SinarHarapan.id-Unilever Indonesia melalui Pepsodent menggelar Indonesia Hygiene Forum 2025 (IHF 2025). Forum ini mengangkat topik risiko penyakit gusi terhadap produktivitas dan kesehatan tubuh. Diskusi berangkat dari jurnal medis yang mengungkap korelasi kuat penyakit gusi dengan beban ekonomi negara. Penurunan produktivitas masyarakat dan meningkatnya risiko penyakit tidak menular menjadi sorotan utama.
WHO memperkirakan 1,5 miliar orang akan mengalami penyakit gusi parah pada 2050. Sekitar 660 juta orang terancam kehilangan gigi mereka akibat kondisi ini. Asia Tenggara, termasuk Indonesia dan Vietnam, mencatat prevalensi periodontitis tertinggi secara global dengan 6,6 juta kasus baru.
dr. Elvieda Sariwati dari Kemenkes RI menyoroti temuan data Program Cek Kesehatan Gratis. Masalah gigi masuk dalam lima besar penyakit yang terdapat di semua kelompok usia. Data ini mengindikasikan kebiasaan menjaga kesehatan gigi dan gusi masyarakat masih perlu perhatian. Kemenkes RI mencanangkan Rencana Aksi Nasional dengan empat pilar utama dan mengajak kolaborasi lintas pihak.
drg. Ratu Mirah Afifah dari Unilever Indonesia menyatakan perusahaan mengadakan Roundtable Discussion. Diskusi melibatkan ahli kedokteran gigi, penyakit dalam, dan pakar kesehatan masyarakat dari Inggris, Vietnam, dan Indonesia.
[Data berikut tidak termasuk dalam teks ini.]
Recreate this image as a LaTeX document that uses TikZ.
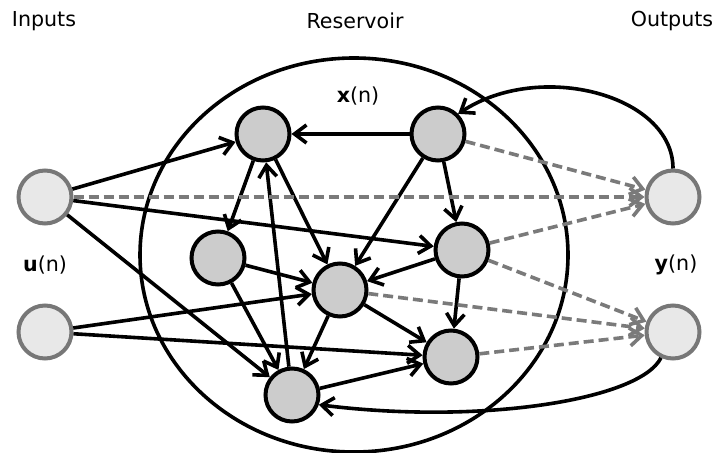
\documentclass[tikz,border=0pt]{standalone}
\usepackage{fontspec}
\setmainfont{DejaVu Sans}
\usetikzlibrary{arrows.meta}
\definecolor{resgray}{HTML}{CCCCCC}
\definecolor{iofill}{HTML}{E8E8E8}
\definecolor{iogray}{HTML}{777777}
\definecolor{dashgray}{HTML}{7A7A7A}
\begin{document}
\begin{tikzpicture}[x=0.5pt, y=-0.5pt,
    unit/.style={circle, draw, line width=2pt, fill=resgray, minimum size=26.5pt, inner sep=0pt},
    io/.style={circle, draw=iogray, line width=2pt, fill=iofill, minimum size=26.5pt, inner sep=0pt},
    conn/.style={-{Straight Barb[length=6pt,width=9pt]}, line width=1.8pt},
    readout/.style={conn, draw=dashgray, dash pattern=on 5pt off 2.5pt},
    lbl/.style={font=\fontsize{10.3}{12}\selectfont}]
        \useasboundingbox (0,0) rectangle (716,453);
        % Titoli
        \node[lbl] (tin) at (44,21) {Inputs};
        \node[lbl] (tres) at (355,21) {Reservoir};
        \node[lbl] (tout) at (672,21) {Outputs};
        
        % Reservoir
        \draw[line width=1.8pt] (354,255) ellipse [x radius=214, y radius=197];
        \node[lbl] (xn) at (358,96) {\textbf{x}(n)};
        \node[unit] (A) at (263,134) {};
        \node[unit] (B) at (438,134) {};
        \node[unit] (C) at (218,258) {};
        \node[unit] (D) at (340,290) {};
        \node[unit] (E) at (462,250) {};
        \node[unit] (F) at (451,357) {};
        \node[unit] (G) at (292,395) {};
        
        % Ingressi e uscite
        \node[io] (u1) at (45,197) {};
        \node[io] (u2) at (45,332) {};
        \node[lbl] (un) at (45,265) {\textbf{u}(n)};
        \node[io] (y1) at (673,197) {};
        \node[io] (y2) at (673,332) {};
        \node[lbl] (yn) at (676,265) {\textbf{y}(n)};
        
        % Connessioni di ingresso
        \draw[conn] (u1) -- (A);
        \draw[conn] (u1) -- (E);
        \draw[conn] (u1) -- (G);
        \draw[conn] (u2) -- (D);
        \draw[conn] (u2) -- (F);
        
        % Connessioni interne
        \draw[conn] (B) -- (A);
        \draw[conn] (A) -- (C);
        \draw[conn] (A) -- (D);
        \draw[conn] (G) -- (A);
        \draw[conn] (B) -- (D);
        \draw[conn] (B) -- (E);
        \draw[conn] (C) -- (D);
        \draw[conn] (C) -- (G);
        \draw[conn] (E) -- (D);
        \draw[conn] (E) -- (F);
        \draw[conn] (D) -- (F);
        \draw[conn] (D) -- (G);
        \draw[conn] (G) -- (F);
        
        % Lettura
        \draw[readout] (u1) -- (y1);
        \draw[readout] (B) -- (y1);
        \draw[readout] (E) -- (y1);
        \draw[readout] (E) -- (y2);
        \draw[readout] (D) -- (y2);
        \draw[readout] (F) -- (y2);
        
        % Retroazione
        \draw[conn] (y1.north) .. controls (673,95) and (540,60) .. (B.45);
        \draw[conn] (y2.245) .. controls (640,400) and (480,425) .. (G.-20);
    \end{tikzpicture}
\end{document}
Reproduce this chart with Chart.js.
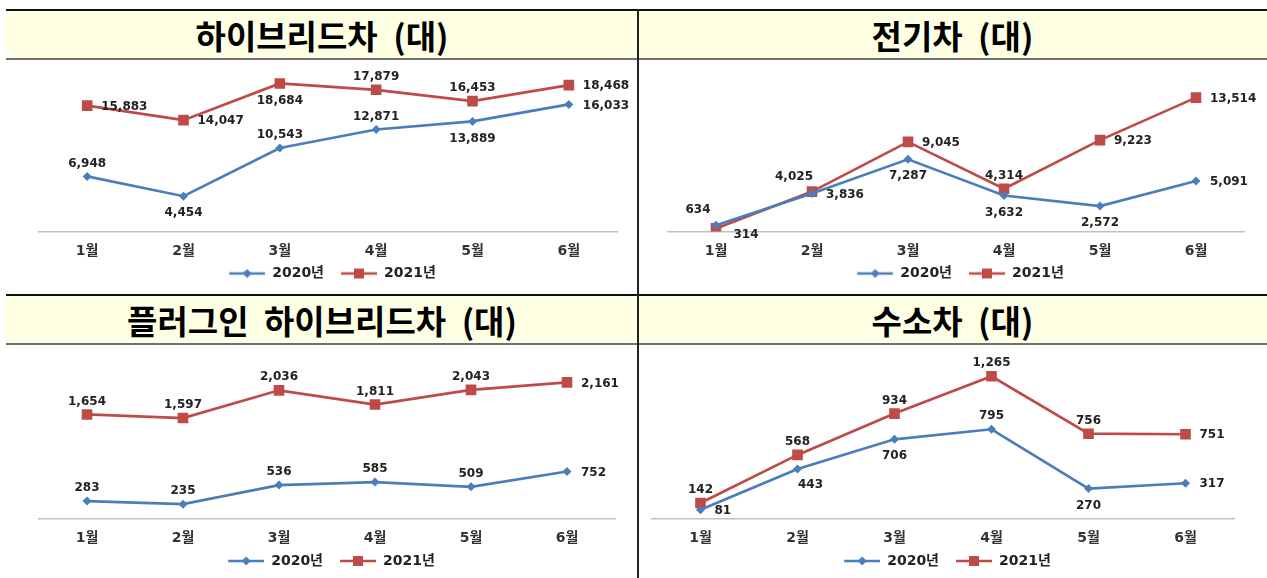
<!DOCTYPE html>
<html>
<head>
<meta charset="utf-8">
<script src="https://cdn.jsdelivr.net/npm/chart.js@4.4.1/dist/chart.umd.min.js"></script>
<style>
    body { margin: 0; width: 1267px; height: 578px; background: #fff; position: relative; overflow: hidden; font-family: "Noto Sans CJK KR", sans-serif; }
    .head { position: absolute; height: 51px; background: #ffffe3; border-top: 2px solid #111; border-bottom: 2px solid #707070; box-sizing: border-box;
            display: flex; align-items: center; justify-content: center; font-weight: 700; font-size: 33px; word-spacing: 8px; color: #000; }
    .vline { position: absolute; left: 637px; top: 9px; width: 2px; height: 569px; background: #222; }
    .box { position: absolute; }
</style>
</head>
<body>
<div class="head" style="left:6px;top:9px;width:632px">하이브리드차 (대)</div>
<div class="head" style="left:638px;top:9px;width:629px">전기차 (대)</div>
<div class="head" style="left:6px;top:294px;width:632px">플러그인 하이브리드차 (대)</div>
<div class="head" style="left:638px;top:294px;width:629px">수소차 (대)</div>

<div class="box" style="left:6px;top:61px;width:631px;height:232px"><canvas id="hybrid"></canvas></div>
<div class="box" style="left:640px;top:61px;width:627px;height:232px"><canvas id="electric"></canvas></div>
<div class="box" style="left:6px;top:349px;width:631px;height:229px"><canvas id="plugin"></canvas></div>
<div class="box" style="left:640px;top:349px;width:627px;height:229px"><canvas id="hydrogen"></canvas></div>
<div class="vline"></div>

<script>
const months = ['1월', '2월', '3월', '4월', '5월', '6월'];
const seriesNames = ['2020년', '2021년'];

const hybrid2020 = [6948, 4454, 10543, 12871, 13889, 16033];
const hybrid2021 = [15883, 14047, 18684, 17879, 16453, 18468];
const electric2020 = [634, 3836, 7287, 3632, 2572, 5091];
const electric2021 = [314, 4025, 9045, 4314, 9223, 13514];
const plugin2020 = [283, 235, 536, 585, 509, 752];
const plugin2021 = [1654, 1597, 2036, 1811, 2043, 2161];
const hydrogen2020 = [81, 443, 706, 795, 270, 317];
const hydrogen2021 = [142, 568, 934, 1265, 756, 751];

// where each value label sits relative to its point
const OFFSETS = {
    a:  [0, -13, 'center'],
    b:  [0, 17, 'center'],
    r:  [14, 1, 'left'],
    al: [-18, -15, 'center'],
    br: [13, 16, 'center'],
    rb: [30, 6, 'center']
};

const BLUE = '#4a7ebb';
const RED = '#be4b48';
const LABEL_FONT = '"DejaVu Sans", "Noto Sans CJK KR"';

// legend marker: a short line with the series marker, with some blank space in front
function legendIcon(color, square) {
    const c = document.createElement('canvas');
    c.width = 45; c.height = 12;
    const g = c.getContext('2d');
    g.strokeStyle = color; g.lineWidth = 2.5;
    g.beginPath(); g.moveTo(9, 6); g.lineTo(45, 6); g.stroke();
    g.fillStyle = color;
    if (square) {
        g.fillRect(22, 1, 10, 10);
    } else {
        g.beginPath(); g.moveTo(27, 1.5); g.lineTo(31.5, 6); g.lineTo(27, 10.5); g.lineTo(22.5, 6); g.closePath(); g.fill();
    }
    return c;
}
const icon2020 = legendIcon(BLUE, false);
const icon2021 = legendIcon(RED, true);

const valueLabels = {
    id: 'valueLabels',
    afterDatasetsDraw(chart, args, opts) {
        const ctx = chart.ctx;
        ctx.save();
        ctx.font = 'bold 12px "DejaVu Sans"';
        ctx.fillStyle = '#222';
        ctx.textBaseline = 'middle';
        chart.data.datasets.forEach((ds, i) => {
            chart.getDatasetMeta(i).data.forEach((pt, j) => {
                const [dx, dy, align] = OFFSETS[opts.places[i][j]];
                ctx.textAlign = align;
                ctx.fillText(ds.data[j].toLocaleString('en-US'), pt.x + dx, pt.y + dy);
            });
        });
        ctx.restore();
    }
};

function makeChart(id, d2020, d2021, yMax, places, padLeft, padRight, padBottom) {
    return new Chart(document.getElementById(id), {
        type: 'line',
        data: {
            labels: months,
            datasets: [{
                label: seriesNames[0],
                data: d2020,
                borderColor: BLUE,
                backgroundColor: BLUE,
                borderWidth: 2.7,
                pointStyle: 'rectRot',
                pointRadius: 4.5,
                pointBorderWidth: 0,
                tension: 0
            }, {
                label: seriesNames[1],
                data: d2021,
                borderColor: RED,
                backgroundColor: RED,
                borderWidth: 2.7,
                pointStyle: 'rect',
                pointRadius: 7.5,
                pointBorderWidth: 0,
                tension: 0
            }]
        },
        options: {
            responsive: true,
            maintainAspectRatio: false,
            animation: false,
            layout: { padding: { top: 12, bottom: padBottom, left: padLeft, right: padRight } },
            scales: {
                x: {
                    offset: true,
                    grid: { display: false, drawTicks: false },
                    border: { display: true, color: '#c0c0c0', width: 1.5 },
                    ticks: { padding: 11, color: '#333', font: { family: LABEL_FONT, weight: 'bold', size: 14 } },
                    afterFit: (scale) => { scale.height = 27; }
                },
                y: { display: false, min: 0, max: yMax }
            },
            plugins: {
                legend: {
                    position: 'bottom',
                    labels: {
                        usePointStyle: true,
                        pointStyleWidth: 45,
                        boxHeight: 12,
                        padding: 8,
                        color: '#222',
                        font: { family: LABEL_FONT, weight: 'bold', size: 14 },
                        generateLabels: (chart) => chart.data.datasets.map((ds, i) => ({
                            text: ds.label,
                            pointStyle: i === 0 ? icon2020 : icon2021,
                            datasetIndex: i,
                            fillStyle: ds.borderColor,
                            strokeStyle: ds.borderColor,
                            lineWidth: 0,
                            fontColor: '#222'
                        }))
                    }
                },
                tooltip: { enabled: false },
                valueLabels: { places: places }
            }
        },
        plugins: [valueLabels]
    });
}

makeChart('hybrid', hybrid2020, hybrid2021, 20000,
    [['a', 'b', 'a', 'a', 'b', 'r'], ['r', 'r', 'b', 'a', 'a', 'r']], 33, 20, 2.5);
makeChart('electric', electric2020, electric2021, 16000,
    [['al', 'r', 'b', 'b', 'b', 'r'], ['rb', 'al', 'r', 'a', 'r', 'r']], 28, 23, 2.5);
makeChart('plugin', plugin2020, plugin2021, 2500,
    [['a', 'a', 'a', 'a', 'a', 'r'], ['a', 'a', 'a', 'a', 'a', 'r']], 33, 22, 0);
makeChart('hydrogen', hydrogen2020, hydrogen2021, 1400,
    [['r', 'br', 'b', 'a', 'b', 'r'], ['a', 'a', 'a', 'a', 'a', 'r']], 12, 33, 0);
</script>
</body>
</html>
Hasil diskusi telah terpublikasi di The Journal of Dentistry bertajuk ‘The Burden of Periodontal Disease in Southeast Asia’.
Prof. Dr. Amaliya dari Fakultas Kedokteran Gigi Unpad menjelaskan faktor risiko tingginya penyakit gusi di Indonesia. Rendahnya literasi kesehatan, kebiasaan merokok tinggi, dan pola makan buruk menjadi penyumbang utama. Penyakit gusi disebut sebagai ‘silent killer’ karena gejalanya sering samar dan tidak menimbulkan rasa sakit di tahap awal.
Baca juga : Pepsodent Bantu Masyarakat Waspadai Masalah Gusi di Bulan Kesehatan Gigi Nasional 2025
Kebanyakan penderita datang ke dokter dalam tahap periodontitis yang membutuhkan perawatan kompleks. Kondisi ini berdampak besar terhadap produktivitas dan menimbulkan kerugian ekonomi masif. WHO memperhitungkan beban kerugian produktivitas akibat masalah gigi dan mulut di Indonesia mencapai Rp53,3 triliun per tahun.
dr. Dicky Levenus Tahapary menjelaskan hubungan dua arah antara penyakit gusi dan diabetes. Diabetes meningkatkan risiko penyakit gusi, sementara infeksi gusi dapat mempersulit kontrol gula darah. Penderita diabetes tipe 2 memiliki risiko tiga kali lipat lebih tinggi untuk menderita keparahan penyakit gusi.
Bakteri penyebab penyakit gusi juga dapat masuk ke aliran darah dan memicu peradangan di jantung. Kondisi ini berkontribusi pada risiko penyumbatan pembuluh darah, penyakit arteri koroner, stroke, dan infeksi jantung. Penyakit gusi turut mempengaruhi infeksi pernapasan dan komplikasi kehamilan.
IHF 2025 merumuskan sejumlah rekomendasi strategis untuk menangani penyakit gusi di masa depan. Rekomendasi mencakup program nasional pengumpulan data, integrasi strategi kesehatan mulut ke dalam kebijakan nasional, dan pengembangan sistem informasi. Pengembangan kurikulum di sekolah dan kampanye promotif-preventif juga menjadi poin penting.
dr. Elvieda menyatakan beberapa rekomendasi sudah sejalan dengan agenda Kemenkes RI. Pihaknya terbuka untuk berdiskusi dan berkolaborasi mewujudkan rekomendasi tersebut. drg. Mirah berharap IHF 2025 memacu semua pihak memainkan peran memajukan kesehatan gigi dan mulut masyarakat. Unilever dan Pepsodent akan terus berkolaborasi melalui inovasi dan edukasi berkelanjutan.